Ingrid Pitt's next starring vehicle for Hammer made good use of her comedic abilities in this off-the-wall vampire variation, adding a heavy dose of bawdy visuals – heaving bosoms seem to dominate every shot – and a love triangle, between elder lover Nigel Green, forced to supply the virgins, and young stud Sandor Eles. Buffered by a superior supporting cast of English character actors, “Countess Dracula” also creates magic with sets and costumes, Kenneth Talbot's beautifully composed cinematography, and Harry Robinson's rich music score.
In addition to a really crisp transfer, the disc includes a largely consistent commentary track, hosted by Hammer scholar Jonathan Southcott. Gathering star Pitt, director Peter Sasdy, and writer Jeremy Paul. The quartet cover a fair amount of ground for one of the studio's better vampire riffs from the Seventies.
Sasdy, a Hungarian who came to England in 1956, finally had a chance to make a film in a Hungarian setting (albeit shot in England), and in record time managed to get a decent script fashioned from ideas suggested by himself and fellow Hungarian Alexander Paal, loosely based on the real-life beauty secrets of the sadistic, bored and utterly vain murderess Countess Bathory, who racked up 400+ murders to stay supple.

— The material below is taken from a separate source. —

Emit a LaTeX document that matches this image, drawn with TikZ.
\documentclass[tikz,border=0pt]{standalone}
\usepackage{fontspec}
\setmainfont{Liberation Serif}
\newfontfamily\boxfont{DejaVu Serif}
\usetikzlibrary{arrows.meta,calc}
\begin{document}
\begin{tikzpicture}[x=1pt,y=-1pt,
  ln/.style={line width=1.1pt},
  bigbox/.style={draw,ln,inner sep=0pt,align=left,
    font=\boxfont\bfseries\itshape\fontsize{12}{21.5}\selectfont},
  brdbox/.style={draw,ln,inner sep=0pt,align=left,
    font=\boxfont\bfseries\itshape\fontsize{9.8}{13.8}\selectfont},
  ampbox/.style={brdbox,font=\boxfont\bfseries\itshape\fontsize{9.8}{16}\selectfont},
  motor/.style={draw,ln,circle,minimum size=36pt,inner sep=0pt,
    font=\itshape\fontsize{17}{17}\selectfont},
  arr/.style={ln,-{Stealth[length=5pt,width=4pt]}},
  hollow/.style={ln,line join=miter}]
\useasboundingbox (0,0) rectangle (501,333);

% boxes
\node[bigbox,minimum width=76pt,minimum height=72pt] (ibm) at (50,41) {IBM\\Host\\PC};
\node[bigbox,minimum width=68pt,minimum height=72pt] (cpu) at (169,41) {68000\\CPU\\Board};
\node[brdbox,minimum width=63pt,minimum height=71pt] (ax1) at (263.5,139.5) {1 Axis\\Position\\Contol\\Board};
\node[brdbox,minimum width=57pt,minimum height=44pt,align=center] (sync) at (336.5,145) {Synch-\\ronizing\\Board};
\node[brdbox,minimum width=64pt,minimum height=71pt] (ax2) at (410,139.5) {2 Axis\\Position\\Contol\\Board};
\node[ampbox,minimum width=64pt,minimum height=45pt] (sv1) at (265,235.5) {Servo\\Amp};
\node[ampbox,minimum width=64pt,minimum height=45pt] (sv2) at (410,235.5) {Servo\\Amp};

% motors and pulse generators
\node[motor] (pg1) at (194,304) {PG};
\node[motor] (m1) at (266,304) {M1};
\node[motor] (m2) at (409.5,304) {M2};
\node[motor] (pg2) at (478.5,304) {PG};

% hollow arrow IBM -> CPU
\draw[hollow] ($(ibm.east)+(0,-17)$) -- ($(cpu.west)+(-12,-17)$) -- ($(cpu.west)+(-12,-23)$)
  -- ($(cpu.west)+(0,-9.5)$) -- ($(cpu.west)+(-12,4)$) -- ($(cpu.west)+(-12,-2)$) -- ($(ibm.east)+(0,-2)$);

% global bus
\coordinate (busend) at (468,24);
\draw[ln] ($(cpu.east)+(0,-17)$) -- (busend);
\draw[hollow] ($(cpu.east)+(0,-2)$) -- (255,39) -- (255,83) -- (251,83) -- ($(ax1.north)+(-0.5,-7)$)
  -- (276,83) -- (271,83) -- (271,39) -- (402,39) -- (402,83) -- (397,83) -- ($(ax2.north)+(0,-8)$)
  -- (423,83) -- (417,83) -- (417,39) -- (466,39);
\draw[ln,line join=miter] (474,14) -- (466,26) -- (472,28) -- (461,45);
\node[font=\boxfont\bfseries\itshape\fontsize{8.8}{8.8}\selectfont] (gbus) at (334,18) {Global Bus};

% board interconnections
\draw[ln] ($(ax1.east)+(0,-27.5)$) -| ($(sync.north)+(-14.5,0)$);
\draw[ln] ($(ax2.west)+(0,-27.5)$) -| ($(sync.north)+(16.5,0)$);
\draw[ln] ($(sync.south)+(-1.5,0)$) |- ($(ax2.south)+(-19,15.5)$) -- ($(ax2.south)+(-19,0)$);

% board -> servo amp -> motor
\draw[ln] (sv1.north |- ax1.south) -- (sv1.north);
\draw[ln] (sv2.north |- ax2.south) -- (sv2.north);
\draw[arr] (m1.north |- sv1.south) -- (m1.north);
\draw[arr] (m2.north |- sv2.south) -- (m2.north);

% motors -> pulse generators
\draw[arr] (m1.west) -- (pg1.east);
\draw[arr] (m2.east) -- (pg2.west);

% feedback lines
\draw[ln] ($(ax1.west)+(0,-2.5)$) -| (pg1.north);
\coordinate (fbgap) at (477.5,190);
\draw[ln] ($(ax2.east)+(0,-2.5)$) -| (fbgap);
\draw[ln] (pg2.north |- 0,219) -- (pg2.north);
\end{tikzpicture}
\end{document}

Some of the gorgeous sets came from “Anne Of A Thousand Days” after that production wrapped, and many of the costumes were pillaged from historical BBC productions, some of which Sasdy directed. The quartet also detail casting choices, and provide some amusing anecdotes for the late, great Nigel Green (also an avid yoga practitioner); Hitchcock's longtime producer Joan Harrison; and Hammer's practice of baiting British censors with naughty bits, so the real good stuff wouldn't get trimmed.

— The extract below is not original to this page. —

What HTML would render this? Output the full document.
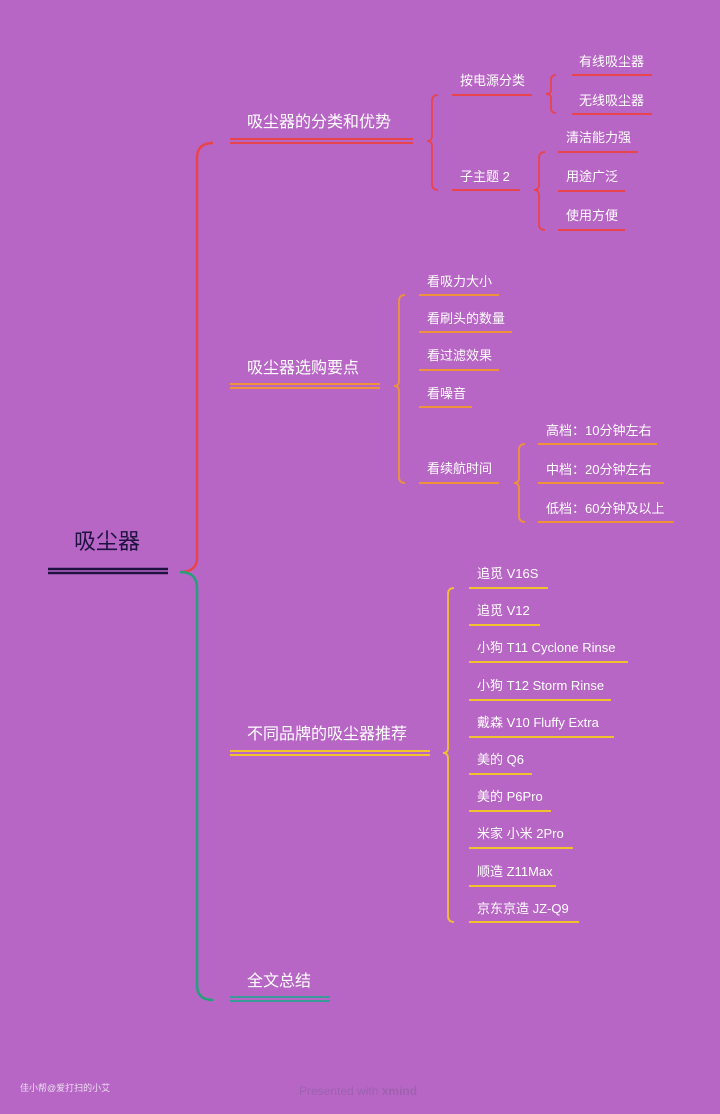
<!DOCTYPE html>
<html><head><meta charset="utf-8"><style>
html,body{margin:0;padding:0;background:#b866c6;}
svg{display:block}
text{font-family:"Liberation Sans","Noto Sans CJK SC",sans-serif;fill:#fff;}
</style></head><body>
<svg width="720" height="1114" viewBox="0 0 720 1114" xmlns="http://www.w3.org/2000/svg">
<rect width="720" height="1114" fill="#b866c6"/>
<!-- root -->
<text x="107" y="549" font-size="22" text-anchor="middle" style="fill:#1e1240">吸尘器</text>
<line x1="48" y1="569" x2="168" y2="569" stroke="#1e1240" stroke-width="2.5"/>
<line x1="48" y1="573" x2="168" y2="573" stroke="#1e1240" stroke-width="2.5"/>
<!-- main connectors -->
<path d="M180 572 Q197 572 197 558 L197 158 Q197 143 213 143" fill="none" stroke="#e8444e" stroke-width="2.5"/>
<path d="M180 572 Q197 572 197 588 L197 985 Q197 1000 213 1000" fill="none" stroke="#24a07a" stroke-width="2.5"/>
<!-- branch 1 -->
<text x="247" y="127" font-size="16">吸尘器的分类和优势</text>
<line x1="230" y1="139" x2="413" y2="139" stroke="#e8444e" stroke-width="2"/>
<line x1="230" y1="143" x2="413" y2="143" stroke="#e8444e" stroke-width="2"/>
<path d="M438 95 Q432 95 432 101 L432 136 Q432 141 427 141 Q432 141 432 146 L432 184 Q432 190 438 190" fill="none" stroke="#e8444e" stroke-width="1.8"/>
<text x="460" y="85" font-size="13">按电源分类</text>
<line x1="452" y1="95" x2="532" y2="95" stroke="#e8444e" stroke-width="2"/>
<path d="M556 75 Q551 75 551 80 L551 90 Q551 94 546 94 Q551 94 551 98 L551 108 Q551 113 556 113" fill="none" stroke="#e8444e" stroke-width="1.8"/>
<text x="579" y="66" font-size="13">有线吸尘器</text>
<line x1="572" y1="75" x2="652" y2="75" stroke="#e8444e" stroke-width="2"/>
<text x="579" y="105" font-size="13">无线吸尘器</text>
<line x1="572" y1="114" x2="652" y2="114" stroke="#e8444e" stroke-width="2"/>
<text x="460" y="181" font-size="13">子主题 2</text>
<line x1="452" y1="190" x2="520" y2="190" stroke="#e8444e" stroke-width="2"/>
<path d="M545 152 Q539 152 539 158 L539 185 Q539 190 534 190 Q539 190 539 195 L539 224 Q539 230 545 230" fill="none" stroke="#e8444e" stroke-width="1.8"/>
<text x="566" y="142" font-size="13">清洁能力强</text>
<line x1="558" y1="152" x2="638" y2="152" stroke="#e8444e" stroke-width="2"/>
<text x="566" y="181" font-size="13">用途广泛</text>
<line x1="558" y1="191" x2="625" y2="191" stroke="#e8444e" stroke-width="2"/>
<text x="566" y="220" font-size="13">使用方便</text>
<line x1="558" y1="230" x2="625" y2="230" stroke="#e8444e" stroke-width="2"/>
<!-- branch 2 -->
<text x="247" y="373" font-size="16">吸尘器选购要点</text>
<line x1="230" y1="384" x2="380" y2="384" stroke="#f0923a" stroke-width="2"/>
<line x1="230" y1="388" x2="380" y2="388" stroke="#f0923a" stroke-width="2"/>
<path d="M405 295 Q399 295 399 301 L399 381 Q399 386 394 386 Q399 386 399 391 L399 477 Q399 483 405 483" fill="none" stroke="#f0923a" stroke-width="1.8"/>
<text x="427" y="286" font-size="13">看吸力大小</text>
<line x1="419" y1="295" x2="499" y2="295" stroke="#f0923a" stroke-width="2"/>
<text x="427" y="323" font-size="13">看刷头的数量</text>
<line x1="419" y1="332" x2="512" y2="332" stroke="#f0923a" stroke-width="2"/>
<text x="427" y="360" font-size="13">看过滤效果</text>
<line x1="419" y1="370" x2="499" y2="370" stroke="#f0923a" stroke-width="2"/>
<text x="427" y="398" font-size="13">看噪音</text>
<line x1="419" y1="407" x2="472" y2="407" stroke="#f0923a" stroke-width="2"/>
<text x="427" y="473" font-size="13">看续航时间</text>
<line x1="419" y1="483" x2="499" y2="483" stroke="#f0923a" stroke-width="2"/>
<path d="M525 444 Q519 444 519 450 L519 478 Q519 483 514 483 Q519 483 519 488 L519 516 Q519 522 525 522" fill="none" stroke="#f0923a" stroke-width="1.8"/>
<text x="546" y="435" font-size="13">高档：10分钟左右</text>
<line x1="538" y1="444" x2="657" y2="444" stroke="#f0923a" stroke-width="2"/>
<text x="546" y="474" font-size="13">中档：20分钟左右</text>
<line x1="538" y1="483" x2="664" y2="483" stroke="#f0923a" stroke-width="2"/>
<text x="546" y="513" font-size="13">低档：60分钟及以上</text>
<line x1="538" y1="522" x2="674" y2="522" stroke="#f0923a" stroke-width="2"/>
<!-- branch 3 -->
<text x="247" y="739" font-size="16">不同品牌的吸尘器推荐</text>
<line x1="230" y1="751" x2="430" y2="751" stroke="#f2c12e" stroke-width="2"/>
<line x1="230" y1="755" x2="430" y2="755" stroke="#f2c12e" stroke-width="2"/>
<path d="M454 588 Q448 588 448 594 L448 748 Q448 753 443 753 Q448 753 448 758 L448 916 Q448 922 454 922" fill="none" stroke="#f2c12e" stroke-width="1.8"/>
<g font-size="13">
<text x="477" y="578">追觅  V16S</text>
<text x="477" y="615">追觅  V12</text>
<text x="477" y="652">小狗   T11 Cyclone Rinse</text>
<text x="477" y="690">小狗 T12 Storm Rinse</text>
<text x="477" y="727">戴森  V10 Fluffy Extra</text>
<text x="477" y="764">美的 Q6</text>
<text x="477" y="801">美的 P6Pro</text>
<text x="477" y="838">米家 小米 2Pro</text>
<text x="477" y="876">顺造 Z11Max</text>
<text x="477" y="913">京东京造 JZ-Q9</text>
</g>
<g stroke="#f2c12e" stroke-width="2">
<line x1="469" y1="588" x2="548" y2="588"/>
<line x1="469" y1="625" x2="540" y2="625"/>
<line x1="469" y1="662" x2="628" y2="662"/>
<line x1="469" y1="700" x2="611" y2="700"/>
<line x1="469" y1="737" x2="614" y2="737"/>
<line x1="469" y1="774" x2="532" y2="774"/>
<line x1="469" y1="811" x2="551" y2="811"/>
<line x1="469" y1="848" x2="573" y2="848"/>
<line x1="469" y1="886" x2="556" y2="886"/>
<line x1="469" y1="922" x2="579" y2="922"/>
</g>
<!-- branch 4 -->
<text x="247" y="986" font-size="16">全文总结</text>
<line x1="230" y1="997" x2="330" y2="997" stroke="#3a9a9a" stroke-width="2"/>
<line x1="230" y1="1001" x2="330" y2="1001" stroke="#3a9a9a" stroke-width="2"/>
<!-- footer -->
<text x="20" y="1091" font-size="9" style="fill:#ecdcf0">佳小帮@爱打扫的小艾</text>
<text x="299" y="1095" font-size="12" style="fill:#9c62ad">Presented with <tspan font-weight="bold">xmind</tspan></text>
</svg>
</body></html>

Everyone waxes joyfully over their happy experience producing the film, although no one addresses the dubbing that eliminated Pitt's thick accent with a smooth Brit voice. (It works, though, because Pitt imbues her character with such verve – a pleasant surprise, considering her previous role as depressed Mircalla Karnstein in The Vampire Lovers ) The actress also describes meeting adult fans, toting their children at horror conventions twenty years later - men who fell under her spell as young boys.
The DVD also contains the film's full screen trailer, but save it until last; the ‘mirror, mirror' poem is fun, but spoils the movie's major revelations and makeup effects.